La mort

Le problème de la mort, ne peut être envisagé réellement que d’un seul côté.  » Il s’agit de vaincre la mort « . Or on ne peut la vaincre ni dans le temps, la durée, puisqu’elle opère sans souci des jours, ni des âges, ni dans l’espace, puisqu’il n’y a pas de régions où elle n’opère pas.

Le problème se pose donc en dehors du temps et de l’espace. Et c’est là que vient se greffer notre expé­rience de la durée. Il y a en nous, deux sortes de durée :

1 ‑ La durée temporelle : exemple ‑ la parole qui meure et passe ‑ la note de musique, qui finit, le cœur, qui bat

2 ‑ La durée intemporelle : exemple – la pensée, qui demeure même quand la parole passe, le concert, qui commence en nous quand la note est finie, l’amour.

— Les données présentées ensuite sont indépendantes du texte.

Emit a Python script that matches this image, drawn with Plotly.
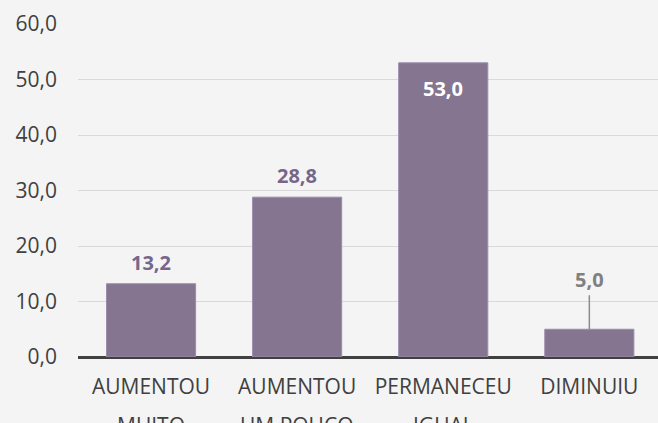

Et c’est cette expérience de la durée intemporelle expérience qui peut s’approfondir de plus en plus, qui est l’expérience fondamentale de la vie. Il faut certes, faire un effort de recueillement pour percevoir cette durée intérieure. Mais c’est à ce prix là que nous atteignons la réalité de la vie.

La réalité, c’est la pensée et non la parole, c’est la mélodie et non la note de musique, c’est l’amour et non le battement du cœur et c’est pour cela que, comme la pensée, la musique et l’amour, à titre d’exemples, sont au-dessus du temps, de même nous, en nous recueillant, nous sommes au-dessus du temps.

La vie éternelle est représentée par chacune de ces expériences que nous faisons. La vie éternelle n’est pas après la mort, mais elle est au-dessus, et nous attei­gnons à la vie éternelle chaque fois que nous nous recueil­lons pour nous élever au-dessus du temps.

La mort est sur la ligne du temps ‑ elle est temporelle L’immortalité est en dehors de la ligne du temps ‑ elle est intemporelle.

Et c’est justement la vocation de l’esprit humain de pouvoir vaincre le temps. La preuve en est que c’est l’esprit seul qui sauve le passé de l’oubli et de la mort. Si le passé, le temps passé, vit encore, c’est grâce à l’esprit humain. C’est l’esprit humain qui, en se le rap­pelant, le sauve de l’oubli et de la mort.

Mais ce n’est pas seulement le passé qu’il faut sauver, c’est le présent et l’avenir, en se maintenant, justement, au-dessus de la marche mathématique du temps.

La tendresse d’une mère n’a aucun rapport avec le temps, elle est donc au-dessus du temps, elle est donc victorieuse du temps. Et ainsi pour les autres expériences réelles de la vie.

Il est donc impossible d’affronter la mort si nous nous maintenons dans une durée temporelle. La mort alors peut tout sur nous, elle peut nous tuer, nous vaincre. La seule façon de l’affronter, c’est de faire déjà partie des vivants de la vie éternelle : elle ne peut alors rien sur nous.

Un mort, ce n’est pas quelqu’un qu’il faut cher­cher dans le passé ou dans la tombe, mais dans le présent et en nous-même, dans notre propre pensée et notre cœur. Car il y est. Car il y est, si nous sommes de son côté, c’est‑à‑dire si nous avons dépassé la ligne du temps et que notre expérience de la vie intemporelle nous a amené à vivre avec lui.

Le ciel n’est donc pas là-haut ou là-bas, il est au-dedans de ce sanctuaire éternel que nous formons par une expérience quotidienne de la réalité et où nous re­trouvons les morts, parce que nous avons vaincu la mort. Et si nous les retrouvons, nous pouvons collaborer avec eux.

S’il y en a qui, par suite de la cessation de leur vie physique, n’ont pas achevé leur mission sur ter­re, c’est à nous à prendre en main et à assumer la suite de leur vie dans la nôtre, pour qu’elle s’y achève.